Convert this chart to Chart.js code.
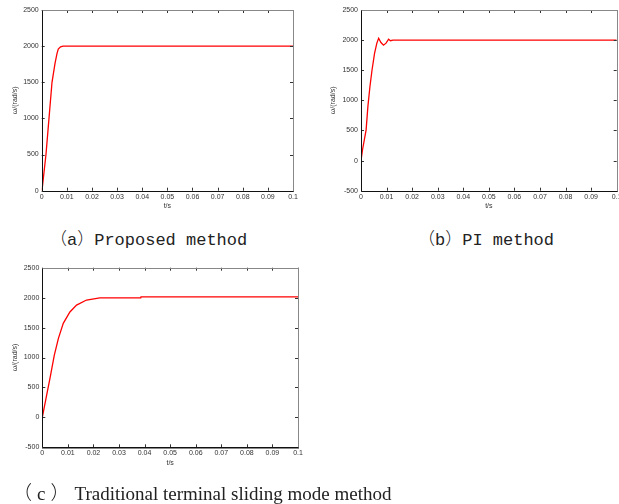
<!DOCTYPE html>
<html>
<head>
<meta charset="utf-8">
<script src="https://cdn.jsdelivr.net/npm/chart.js@4/dist/chart.umd.min.js"></script>
<style>
  html, body { margin: 0; padding: 0; background: #fff; overflow: hidden; }
  body { width: 619px; height: 504px; position: relative; }
  .box { position: absolute; }
  .cap { position: absolute; white-space: nowrap; color: #222; }
  .mono { font-family: "Liberation Mono", monospace; font-size: 17px; }
  .serif { font-family: "Liberation Serif", serif; font-size: 19px; }
  .cjk { font-family: "Noto Sans CJK SC"; font-weight: 300; }
  .wide { display: inline-block; margin: 0 5px; }
</style>
</head>
<body>
<div class="box" id="boxA"><canvas id="chartA"></canvas></div>
<div class="box" id="boxB"><canvas id="chartB"></canvas></div>
<div class="box" id="boxC"><canvas id="chartC"></canvas></div>
<div class="cap mono" style="left:50px; top:225px;"><span class="cjk">（</span>a<span class="cjk">）</span>Proposed method</div>
<div class="cap mono" style="left:418px; top:225px;"><span class="cjk">（</span>b<span class="cjk">）</span>PI method</div>
<div class="cap serif" style="left:8px; top:478px;"><span class="cjk wide">（</span>c<span class="cjk wide">）</span>Traditional terminal sliding mode method</div>
<script>
// time axis values (s) and speed (rad/s)
const tA = [0, 0.0003, 0.0017, 0.0029, 0.0041, 0.0053, 0.0061, 0.0066, 0.0075, 0.0085, 0.1];
const wA = [0, 60, 500, 1000, 1500, 1760, 1900, 1960, 1990, 2000, 2000];

const tB = [0, 0.0006, 0.002, 0.0027, 0.0035, 0.0043, 0.0053, 0.0062, 0.0069, 0.0078, 0.0088, 0.0098, 0.0108, 0.0115, 0.0125, 0.1];
const wB = [0, 180, 510, 900, 1230, 1500, 1780, 1950, 2030, 1960, 1915, 1950, 2015, 1990, 2000, 2000];

const tC = [0, 0.0017, 0.003, 0.0047, 0.0063, 0.0082, 0.0108, 0.0134, 0.0173, 0.0225, 0.0385, 0.0386, 0.1];
const wC = [0, 370, 650, 1040, 1320, 1570, 1760, 1875, 1960, 1995, 1995, 2012, 2012];

const xTicks = [0, 0.01, 0.02, 0.03, 0.04, 0.05, 0.06, 0.07, 0.08, 0.09, 0.1];
const xTickLabels = ['0', '0.01', '0.02', '0.03', '0.04', '0.05', '0.06', '0.07', '0.08', '0.09', '0.1'];
const yTicksA = [0, 500, 1000, 1500, 2000, 2500];
const yTicksBC = [-500, 0, 500, 1000, 1500, 2000, 2500];

const xTitle = 't/s';
const yTitle = 'ω/(rad/s)';

// frame + inward MATLAB-style ticks
const framePlugin = {
  id: 'frame',
  afterDatasetsDraw(chart) {
    const { ctx, chartArea: a, scales } = chart;
    ctx.save();
    ctx.strokeStyle = '#333';
    ctx.lineWidth = 1;
    scales.x.ticks.forEach(t => {
      const px = Math.round(scales.x.getPixelForValue(t.value)) + 0.5;
      ctx.beginPath();
      ctx.moveTo(px, a.bottom); ctx.lineTo(px, a.bottom - 3);
      ctx.moveTo(px, a.top); ctx.lineTo(px, a.top + 3);
      ctx.stroke();
    });
    scales.y.ticks.forEach(t => {
      const py = Math.round(scales.y.getPixelForValue(t.value)) + 0.5;
      ctx.beginPath();
      ctx.moveTo(a.left, py); ctx.lineTo(a.left + 3, py);
      ctx.moveTo(a.right, py); ctx.lineTo(a.right - 3, py);
      ctx.stroke();
    });
    ctx.strokeStyle = '#888';
    ctx.strokeRect(Math.round(a.left) + 0.5, Math.round(a.top) + 0.5,
                   Math.round(a.right - a.left), Math.round(a.bottom - a.top));
    ctx.strokeStyle = '#111';
    ctx.beginPath();
    ctx.moveTo(Math.round(a.left) + 0.5, Math.round(a.top) + 0.5);
    ctx.lineTo(Math.round(a.left) + 0.5, Math.round(a.bottom) + 0.5);
    ctx.lineTo(Math.round(a.right) + 0.5, Math.round(a.bottom) + 0.5);
    ctx.stroke();
    ctx.restore();
  }
};

function makeChart(id, boxId, t, w, yMin, yTicks, lay) {
  const box = document.getElementById(boxId);
  box.style.left = lay.left + 'px';
  box.style.top = lay.top + 'px';
  box.style.width = lay.width + 'px';
  box.style.height = lay.height + 'px';

  const font = { family: 'Liberation Sans, Arial, sans-serif', size: 7 };

  return new Chart(document.getElementById(id), {
    type: 'line',
    data: {
      datasets: [{
        data: t.map((x, i) => ({ x: x, y: w[i] })),
        borderColor: '#ff0000',
        borderWidth: 1.3,
        pointRadius: 0,
        fill: false,
        tension: 0
      }]
    },
    options: {
      responsive: true,
      maintainAspectRatio: false,
      animation: false,
      layout: { padding: lay.padding },
      plugins: { legend: { display: false }, tooltip: { enabled: false } },
      scales: {
        x: {
          type: 'linear',
          min: 0,
          max: 0.1,
          afterBuildTicks: s => { s.ticks = xTicks.map(v => ({ value: v })); },
          afterFit: s => { s.height = lay.xHeight; },
          ticks: {
            color: '#333',
            font: font,
            padding: 2,
            maxRotation: 0,
            autoSkip: false,
            callback: (v, i) => xTickLabels[i]
          },
          grid: { display: false, drawTicks: false },
          border: { display: false },
          title: { display: true, text: xTitle, color: '#333', font: font, padding: { top: 2, bottom: 0 } }
        },
        y: {
          min: yMin,
          max: 2500,
          afterBuildTicks: s => { s.ticks = yTicks.map(v => ({ value: v })); },
          afterFit: s => { s.width = lay.yWidth; },
          ticks: { color: '#333', font: font, padding: 3, autoSkip: false, callback: v => String(v) },
          grid: { display: false, drawTicks: false },
          border: { display: false },
          title: { display: true, text: yTitle, color: '#333', font: font, padding: { top: 0, bottom: 0 } }
        }
      }
    },
    plugins: [framePlugin]
  });
}

// chart area targets: a (41.7,10)-(293,190.7); b (361,10)-(616.7,190.7); c (42.3,267.7)-(298,447.3)
makeChart('chartA', 'boxA', tA, wA, 0, yTicksA, {
  left: 0, top: 0, width: 308, height: 215,
  padding: { left: 11, top: 10, right: 15, bottom: 4.3 },
  yWidth: 30.7, xHeight: 20
});
makeChart('chartB', 'boxB', tB, wB, -500, yTicksBC, {
  left: 310, top: 0, width: 322, height: 215,
  padding: { left: 19, top: 10, right: 15.3, bottom: 4.3 },
  yWidth: 32, xHeight: 20
});
makeChart('chartC', 'boxC', tC, wC, -500, yTicksBC, {
  left: 0, top: 255, width: 313, height: 225,
  padding: { left: 11, top: 12.7, right: 15, bottom: 12.7 },
  yWidth: 31.3, xHeight: 20
});
</script>
</body>
</html>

******************************

• Challenge: The listing above needs to be output again exactly. Don't include the pictures.

• Right answer:
Convert this chart to Chart.js code.
<!DOCTYPE html>
<html>
<head>
<meta charset="utf-8">
<script src="https://cdn.jsdelivr.net/npm/chart.js@4/dist/chart.umd.min.js"></script>
<style>
  html, body { margin: 0; padding: 0; background: #fff; overflow: hidden; }
  body { width: 619px; height: 504px; position: relative; }
  .box { position: absolute; }
  .cap { position: absolute; white-space: nowrap; color: #222; }
  .mono { font-family: "Liberation Mono", monospace; font-size: 17px; }
  .serif { font-family: "Liberation Serif", serif; font-size: 19px; }
  .cjk { font-family: "Noto Sans CJK SC"; font-weight: 300; }
  .wide { display: inline-block; margin: 0 5px; }
</style>
</head>
<body>
<div class="box" id="boxA"><canvas id="chartA"></canvas></div>
<div class="box" id="boxB"><canvas id="chartB"></canvas></div>
<div class="box" id="boxC"><canvas id="chartC"></canvas></div>
<div class="cap mono" style="left:50px; top:225px;"><span class="cjk">（</span>a<span class="cjk">）</span>Proposed method</div>
<div class="cap mono" style="left:418px; top:225px;"><span class="cjk">（</span>b<span class="cjk">）</span>PI method</div>
<div class="cap serif" style="left:8px; top:478px;"><span class="cjk wide">（</span>c<span class="cjk wide">）</span>Traditional terminal sliding mode method</div>
<script>
// time axis values (s) and speed (rad/s)
const tA = [0, 0.0003, 0.0017, 0.0029, 0.0041, 0.0053, 0.0061, 0.0066, 0.0075, 0.0085, 0.1];
const wA = [0, 60, 500, 1000, 1500, 1760, 1900, 1960, 1990, 2000, 2000];

const tB = [0, 0.0006, 0.002, 0.0027, 0.0035, 0.0043, 0.0053, 0.0062, 0.0069, 0.0078, 0.0088, 0.0098, 0.0108, 0.0115, 0.0125, 0.1];
const wB = [0, 180, 510, 900, 1230, 1500, 1780, 1950, 2030, 1960, 1915, 1950, 2015, 1990, 2000, 2000];

const tC = [0, 0.0017, 0.003, 0.0047, 0.0063, 0.0082, 0.0108, 0.0134, 0.0173, 0.0225, 0.0385, 0.0386, 0.1];
const wC = [0, 370, 650, 1040, 1320, 1570, 1760, 1875, 1960, 1995, 1995, 2012, 2012];

const xTicks = [0, 0.01, 0.02, 0.03, 0.04, 0.05, 0.06, 0.07, 0.08, 0.09, 0.1];
const xTickLabels = ['0', '0.01', '0.02', '0.03', '0.04', '0.05', '0.06', '0.07', '0.08', '0.09', '0.1'];
const yTicksA = [0, 500, 1000, 1500, 2000, 2500];
const yTicksBC = [-500, 0, 500, 1000, 1500, 2000, 2500];

const xTitle = 't/s';
const yTitle = 'ω/(rad/s)';

// frame + inward MATLAB-style ticks
const framePlugin = {
  id: 'frame',
  afterDatasetsDraw(chart) {
    const { ctx, chartArea: a, scales } = chart;
    ctx.save();
    ctx.strokeStyle = '#333';
    ctx.lineWidth = 1;
    scales.x.ticks.forEach(t => {
      const px = Math.round(scales.x.getPixelForValue(t.value)) + 0.5;
      ctx.beginPath();
      ctx.moveTo(px, a.bottom); ctx.lineTo(px, a.bottom - 3);
      ctx.moveTo(px, a.top); ctx.lineTo(px, a.top + 3);
      ctx.stroke();
    });
    scales.y.ticks.forEach(t => {
      const py = Math.round(scales.y.getPixelForValue(t.value)) + 0.5;
      ctx.beginPath();
      ctx.moveTo(a.left, py); ctx.lineTo(a.left + 3, py);
      ctx.moveTo(a.right, py); ctx.lineTo(a.right - 3, py);
      ctx.stroke();
    });
    ctx.strokeStyle = '#888';
    ctx.strokeRect(Math.round(a.left) + 0.5, Math.round(a.top) + 0.5,
                   Math.round(a.right - a.left), Math.round(a.bottom - a.top));
    ctx.strokeStyle = '#111';
    ctx.beginPath();
    ctx.moveTo(Math.round(a.left) + 0.5, Math.round(a.top) + 0.5);
    ctx.lineTo(Math.round(a.left) + 0.5, Math.round(a.bottom) + 0.5);
    ctx.lineTo(Math.round(a.right) + 0.5, Math.round(a.bottom) + 0.5);
    ctx.stroke();
    ctx.restore();
  }
};

function makeChart(id, boxId, t, w, yMin, yTicks, lay) {
  const box = document.getElementById(boxId);
  box.style.left = lay.left + 'px';
  box.style.top = lay.top + 'px';
  box.style.width = lay.width + 'px';
  box.style.height = lay.height + 'px';

  const font = { family: 'Liberation Sans, Arial, sans-serif', size: 7 };

  return new Chart(document.getElementById(id), {
    type: 'line',
    data: {
      datasets: [{
        data: t.map((x, i) => ({ x: x, y: w[i] })),
        borderColor: '#ff0000',
        borderWidth: 1.3,
        pointRadius: 0,
        fill: false,
        tension: 0
      }]
    },
    options: {
      responsive: true,
      maintainAspectRatio: false,
      animation: false,
      layout: { padding: lay.padding },
      plugins: { legend: { display: false }, tooltip: { enabled: false } },
      scales: {
        x: {
          type: 'linear',
          min: 0,
          max: 0.1,
          afterBuildTicks: s => { s.ticks = xTicks.map(v => ({ value: v })); },
          afterFit: s => { s.height = lay.xHeight; },
          ticks: {
            color: '#333',
            font: font,
            padding: 2,
            maxRotation: 0,
            autoSkip: false,
            callback: (v, i) => xTickLabels[i]
          },
          grid: { display: false, drawTicks: false },
          border: { display: false },
          title: { display: true, text: xTitle, color: '#333', font: font, padding: { top: 2, bottom: 0 } }
        },
        y: {
          min: yMin,
          max: 2500,
          afterBuildTicks: s => { s.ticks = yTicks.map(v => ({ value: v })); },
          afterFit: s => { s.width = lay.yWidth; },
          ticks: { color: '#333', font: font, padding: 3, autoSkip: false, callback: v => String(v) },
          grid: { display: false, drawTicks: false },
          border: { display: false },
          title: { display: true, text: yTitle, color: '#333', font: font, padding: { top: 0, bottom: 0 } }
        }
      }
    },
    plugins: [framePlugin]
  });
}

// chart area targets: a (41.7,10)-(293,190.7); b (361,10)-(616.7,190.7); c (42.3,267.7)-(298,447.3)
makeChart('chartA', 'boxA', tA, wA, 0, yTicksA, {
  left: 0, top: 0, width: 308, height: 215,
  padding: { left: 11, top: 10, right: 15, bottom: 4.3 },
  yWidth: 30.7, xHeight: 20
});
makeChart('chartB', 'boxB', tB, wB, -500, yTicksBC, {
  left: 310, top: 0, width: 322, height: 215,
  padding: { left: 19, top: 10, right: 15.3, bottom: 4.3 },
  yWidth: 32, xHeight: 20
});
makeChart('chartC', 'boxC', tC, wC, -500, yTicksBC, {
  left: 0, top: 255, width: 313, height: 225,
  padding: { left: 11, top: 12.7, right: 15, bottom: 12.7 },
  yWidth: 31.3, xHeight: 20
});
</script>
</body>
</html>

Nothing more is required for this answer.